I also feel very safe, and not at all worried about leaving from Heathrow Airport nor, what would ordinarily be of more concern, catching the train to Heathrow from Paddington.

Until the vigil, I had not yet encountered anyone in Britain who mentioned in any way that they were members of an industrial union of workers. It seems the bombers had found not only union members, but active and radical ones. What an inspiration, to discover there is some union coverage here!

Individual transport and emergency services workers, and leaders of their unions, received enthusiastic welcomes, but the president of the Trade Unions Council (equivalent to the ACTU) was not so warmly received, for some reason unknown to me. One of the most memorable extracts described how the union delegate at the Stratford bus depot, from where the Number 30 operates, insisted they drive the first Number 30 out on Friday morning.

However, among the many speakers were some I didn't know, and a few I wondered why they were there. One gentleman in particular intrigued me; he was introduced as a landscape designer, and he introduced himself, to a loud cheer, as a person born in London 41 years ago but who left at age 5 and grew up in Ireland; "an Irish-Londoner". I looked around for where I could join the queue, to recite a verse or two of John Williamson's "Hey True Blue", or sing a song about a sheep-thief, or whatever.

Many speakers read out poetry, which was nice. Throughout the speeches of the many who made them emerged the themes of the spirit of the blitz, this has brought us together, we won't be beaten, this was an attack on our way of life and values, (we shouldn't turn on each other), etc. That's all well and good. There were also some themes along the lines of London being the whole world in one city, how London it was to unite in defiance against adversity, and even how great are our way of life and values.
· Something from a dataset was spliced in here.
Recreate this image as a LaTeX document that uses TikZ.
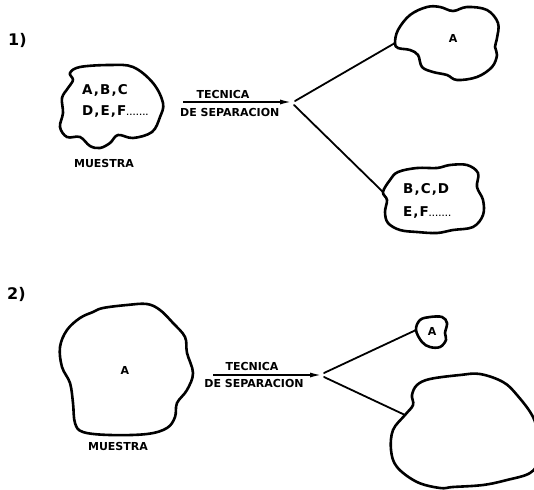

As an Australian-Londoner, born here 41 years ago but an Australian since age 5, allow me to retort.

It would be trite to remark that London is not the only multicultural city in town, and that any community unites in the face of adversity, but what is so great about our way of life and values? They're pretty good, I'll grant that, but nowhere near great; definitely needing improvement generally, but London has some real problems that need attention.